A very different example relates to Cuba’s rapidly growing number of highly-trained IT specialists. In its nine years of its existence, Cuba’s Universidad de Ciencias Informáticas (UCI) has graduated thousands of computer scientists with many now establishing independent software design and coding services. These are delivered through self-employed groups within Cuba offering non-state outsourcing facilities to foreign enterprises.
Such examples are, however, isolated, individually-led and unlikely to bring huge economic gains. Although welcome, they do not suggest a region thinking comprehensively about where its productive sector will be in another twenty-five years, or what the impact of the rapid changes taking place in technology will mean for education, or on a fragmented region with high labour costs and climatic vulnerabilities.

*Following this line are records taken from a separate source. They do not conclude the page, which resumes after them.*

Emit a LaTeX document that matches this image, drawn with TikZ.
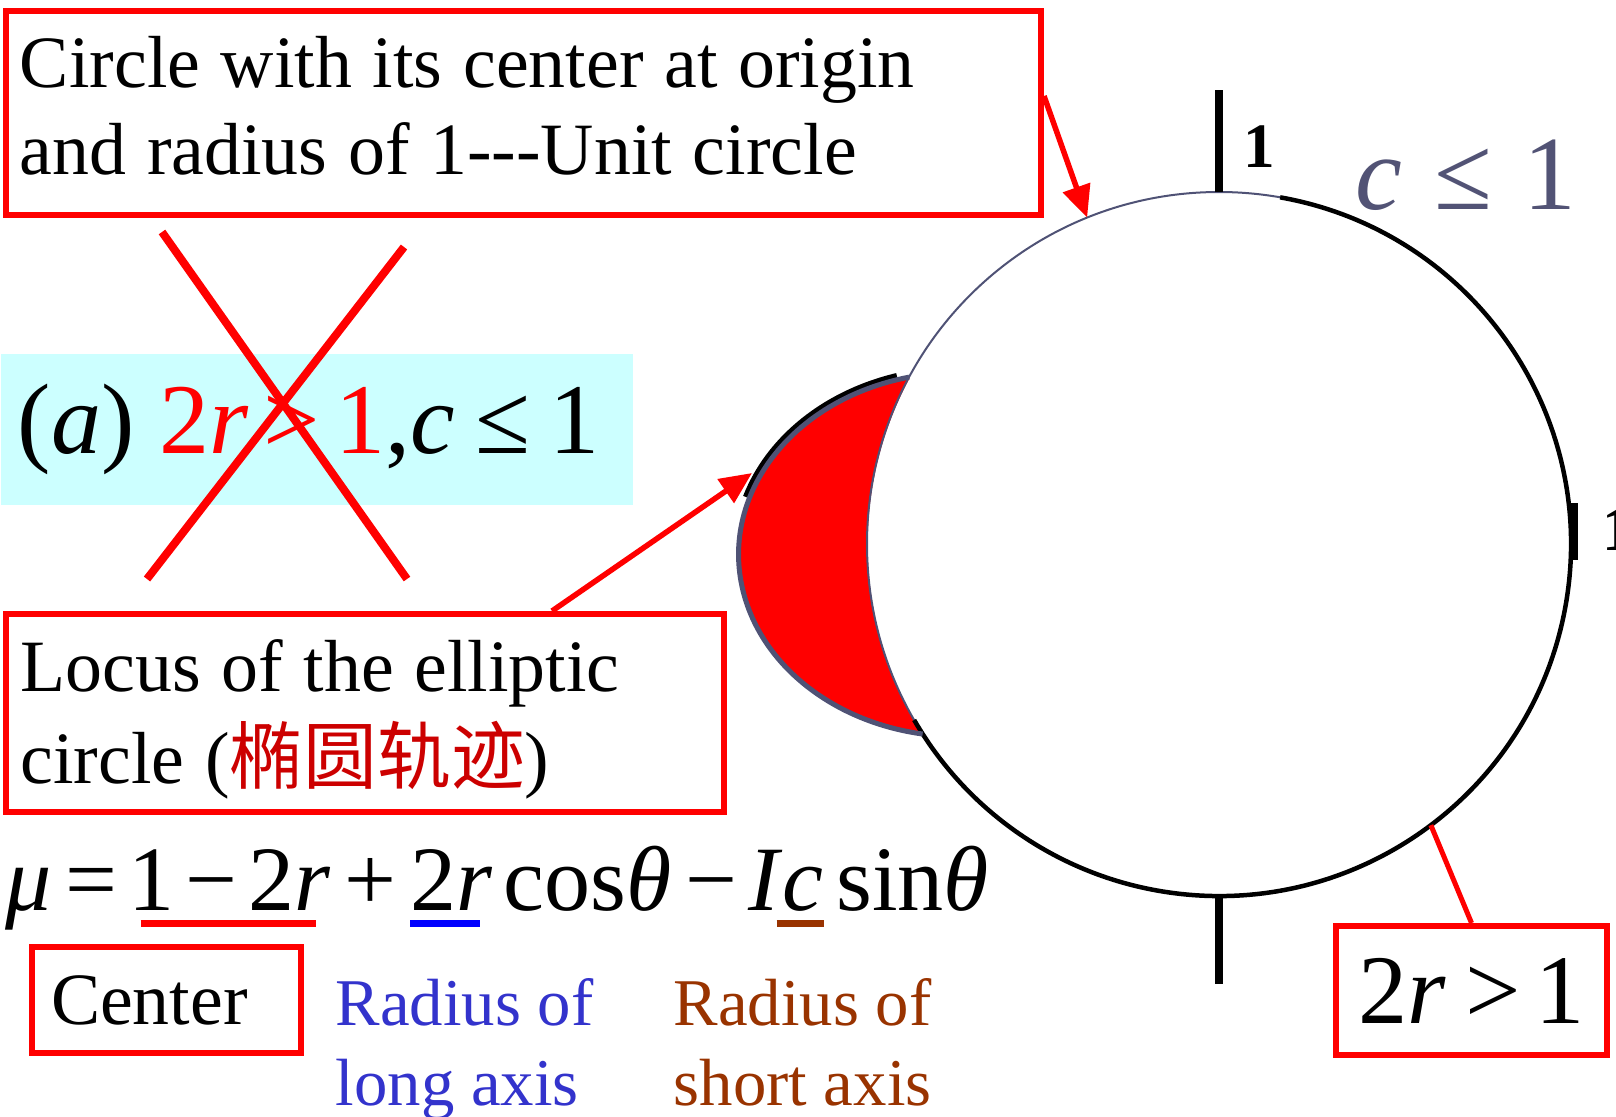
\documentclass[tikz,border=0pt]{standalone}
\usepackage{fontspec}
\setmainfont{Liberation Serif}
\newfontfamily\cjkfont{Noto Sans CJK SC}
\usetikzlibrary{arrows.meta,positioning,calc}
\definecolor{boxRed}{HTML}{FF0000}
\definecolor{lociRed}{HTML}{CC0000}
\definecolor{rimGrey}{HTML}{4F5275}
\definecolor{condGrey}{HTML}{525375}
\definecolor{panelCyan}{HTML}{CCFFFF}
\definecolor{longBlue}{HTML}{3333CC}
\definecolor{lineBlue}{HTML}{0000FF}
\definecolor{shortBrown}{HTML}{993300}
% coloured underline: colour, left inset, right inset, text
\newcommand\colul[4]{\setbox0=\hbox{#4}\dimen2=\wd0\advance\dimen2 by -#2\advance\dimen2 by -#3%
  \rlap{\hspace{#2}\textcolor{#1}{\rule[-4.8pt]{\dimen2}{2pt}}}\box0}
\newcommand\tightsp{\spaceskip=0.28em\relax}
\tikzset{
  redbox/.style={rectangle, draw=boxRed, line width=0.6mm, inner ysep=0pt, anchor=north west, align=left},
  freetext/.style={inner sep=0pt, anchor=base west, align=left},
  redarrow/.style={-{Triangle[length=3.2mm,width=2.8mm]}, draw=boxRed, line width=0.55mm},
  redline/.style={draw=boxRed, line width=0.5mm},
  crossline/.style={draw=boxRed, line width=0.8mm},
  tickline/.style={draw=black, line width=0.75mm},
  ticklabel/.style={font=\fontsize{18}{18}\selectfont\bfseries, inner sep=0pt, anchor=base west},
}

\begin{document}
\begin{tikzpicture}[x=0.1mm,y=-0.1mm]
  \useasboundingbox (0,0) rectangle (1616,1116);

  % Unit circle and the elliptic locus
  \coordinate (O) at (1219,544);
  \coordinate (E) at (958.5,554.3);
  \fill[boxRed] (O) ++(208.3:352) arc[start angle=257, end angle=99.4, x radius=220, y radius=182]
    arc[start angle=147.5, end angle=208.3, radius=352] -- cycle;
  \draw[rimGrey, line width=0.2mm] (O) circle[radius=352];
  \draw[black, line width=0.45mm] (O) ++(-80:352) arc[start angle=-80, end angle=150, radius=352];
  \draw[black, line width=0.5mm] (E) ++(254:224 and 186) arc[start angle=254, end angle=198, x radius=224, y radius=186];
  \draw[rimGrey, line width=0.5mm] (O) ++(208.3:352) arc[start angle=257, end angle=99.4, x radius=220, y radius=182];

  % Axis ticks
  \draw[tickline] (O) ++(0,-352) coordinate (ytop) -- ++(0,-102);
  \draw[tickline] (O) ++(0,352) coordinate (ybot) -- ++(0,88);
  \draw[tickline] (1574,503) -- (1574,560);
  \node[ticklabel] (onetop) at (1243,167) {1};
  \node[ticklabel] (oneright) at (1602,550) {1};
  \node[freetext, text=condGrey, font=\fontsize{30}{30}\selectfont] (cright) at (1355,209) {\textit{c}\hspace{0.3em}≤\hspace{0.3em}1};

  % Boxes with labels
  \node[redbox, minimum width=103.5mm, minimum height=20.4mm, text width=100.7mm, inner xsep=1.4mm,
    font=\fontsize{21}{24.8}\selectfont] (unitbox) at (3,8)
    {\tightsp Circle with its center at origin\\\tightsp and radius of 1-{}-{}-Unit circle\rule[-1.6mm]{0pt}{0pt}};
  \node[rectangle, fill=panelCyan, anchor=north west, minimum width=61.5mm, minimum height=15.1mm,
    text width=59.8mm, inner xsep=1.7mm, inner ysep=0pt, align=left, font=\fontsize{28.5}{28.5}\selectfont] (casepanel) at (0,353)
    {(\textit{a})\hspace{0.25em}\textcolor{boxRed}{2\textit{r}\hspace{0.15em}>\hspace{0.15em}1},\textit{c}\hspace{0.2em}≤\hspace{0.2em}1};
  \node[redbox, minimum width=71.8mm, minimum height=19.8mm, text width=68.9mm, inner xsep=1.45mm,
    font=\fontsize{21}{26.3}\selectfont] (locibox) at (3,611)
    {\tightsp\rule{0pt}{6.5mm}Locus of the elliptic\\\tightsp circle (\textcolor{lociRed}{\cjkfont 椭圆轨迹})};
  \node[redbox, minimum width=26.9mm, minimum height=10.6mm, text width=24.9mm, inner xsep=1mm,
    font=\fontsize{21}{21}\selectfont] (centerbox) at (29,944) {\hspace{0.9mm}Center};
  \node[redbox, minimum width=27.1mm, minimum height=12.9mm, align=center,
    font=\fontsize{28}{28}\selectfont] (condbox) at (1333,923) {2\textit{r}\hspace{0.2em}>\hspace{0.15em}1};

  % Formula with its underlined parts
  \node[freetext, font=\fontsize{26.2}{26.2}\selectfont] (formula) at (5,910)
    {\textit{μ}\hspace{0.15em}=\hspace{0.12em}\colul{boxRed}{1.2mm}{1.5mm}{1\hspace{0.12em}−\hspace{0.12em}2\textit{r}}\hspace{0.15em}+\hspace{0.15em}\colul{lineBlue}{0mm}{1.3mm}{2\textit{r}}\hspace{0.12em}cos\textit{θ}\hspace{0.15em}−\hspace{0.12em}\textit{I}\colul{shortBrown}{-0.6mm}{0mm}{\textit{c}}\hspace{0.14em}sin\textit{θ}};
  \node[freetext, text=longBlue, font=\fontsize{19}{22.7}\selectfont] (longtxt) at (335,1105) {Radius of\\long axis};
  \node[freetext, text=shortBrown, font=\fontsize{19}{22.7}\selectfont] (shorttxt) at (673,1105) {Radius of\\short axis};

  % Cross over the wrong case
  \draw[crossline] (162,232) -- (407,579);
  \draw[crossline] (404,247) -- (147,579);

  % Connectors
  \coordinate (unitpt) at ($(O)+(248:352)$);
  \coordinate (crestip) at (752,473);
  \coordinate (rimpt) at ($(O)+(53:352)$);
  \draw[redarrow] ([yshift=1.7mm]unitbox.east) -- (unitpt);
  \draw[redarrow] ([xshift=54.9mm]locibox.north west) -- (crestip);
  \draw[redline] (condbox.north) -- (rimpt);
\end{tikzpicture}
\end{document}
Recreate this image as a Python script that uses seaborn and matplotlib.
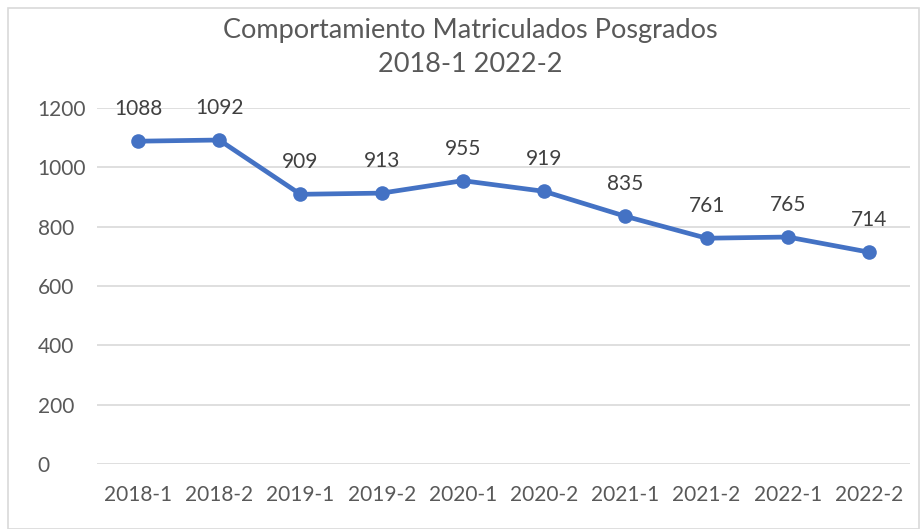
import matplotlib
matplotlib.use("Agg")
import matplotlib.pyplot as plt
import seaborn as sns
import pandas as pd
from matplotlib.patches import Rectangle

periods = ["2018-1", "2018-2", "2019-1", "2019-2", "2020-1", "2020-2", "2021-1", "2021-2", "2022-1", "2022-2"]
matriculados = [1088, 1092, 909, 913, 955, 919, 835, 761, 765, 714]
yticks = [0, 200, 400, 600, 800, 1000, 1200]
title = "Comportamiento Matriculados Posgrados\n2018-1 2022-2"

df = pd.DataFrame({"periodo": periods, "matriculados": matriculados})

sns.set_theme(style="white")
plt.rcParams["font.family"] = ["Lato", "DejaVu Sans"]

fig = plt.figure(figsize=(9.22, 5.29), dpi=100)
ax = fig.add_axes([0.1056, 0.1229, 0.881, 0.673])

color = "#4472C4"
sns.lineplot(data=df, x="periodo", y="matriculados", ax=ax, color=color,
             linewidth=3.4, marker="o", markersize=10.5, markeredgewidth=0,
             sort=False)

for i, v in enumerate(matriculados):
    ax.annotate(str(v), (i, v), xytext=(0, 23), textcoords="offset points",
                ha="center", va="center", fontsize=15, color="#404040")

ax.set_xlim(-0.5, len(periods) - 0.5)
ax.set_ylim(0, 1200)
ax.set_yticks(yticks)
ax.set_yticklabels([str(t) for t in yticks])
ax.set_xlabel("")
ax.set_ylabel("")
ax.grid(axis="y", color="#D9D9D9", linewidth=1.2)
ax.set_axisbelow(True)
for s in ax.spines.values():
    s.set_visible(False)
ax.tick_params(axis="both", length=0, labelsize=15, colors="#595959")
ax.tick_params(axis="x", pad=15)
ax.tick_params(axis="y", pad=43)
for lbl in ax.get_yticklabels():
    lbl.set_horizontalalignment("left")

fig.text(0.51, 0.910, title, ha="center", va="center", fontsize=19.5,
         color="#595959", linespacing=1.42)

fig.patches.append(Rectangle((8 / 922, 0.0), (919 - 8) / 922, 1 - 8 / 529,
                             transform=fig.transFigure, fill=False,
                             edgecolor="#D9D9D9", linewidth=1.2))

fig.savefig("out.png", dpi=100)
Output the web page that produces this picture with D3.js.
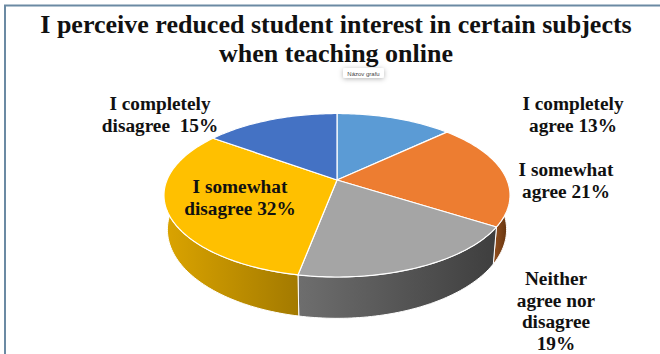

Unfortunately, there is little space in the Caribbean for incubating the new out-of-the-box thinking that exists among many of many of the region’s bright, creative and increasingly tech-savvy services-oriented young people. While regional and national ICT initiatives exist, these are unlikely to encourage inspirational thinking about the future.
This suggests governments or the UWI ought to be inviting individuals from leading-edge Silicon Valley type companies to take seminars across the region that consider how the extraordinary technological changes now taking place globally will impact the Caribbean. Such companies have become deeply conscious of their social responsibility and are looking for projects to engage with that demonstrate their developmental commitment.
There may also be value in CARICOM nations exploring Cuba’s new emphasis on rapidly digitising almost every aspect of Cuban life, and whether it might consider at a regional level its IT graduates helping support the transformation of Caribbean informatics.
Much of the Caribbean entered the twentieth first century trying to catch up rather than look at what is happening globally and new opportunity. If history is not to be repeated, more thought needs to be given to future proofing the region.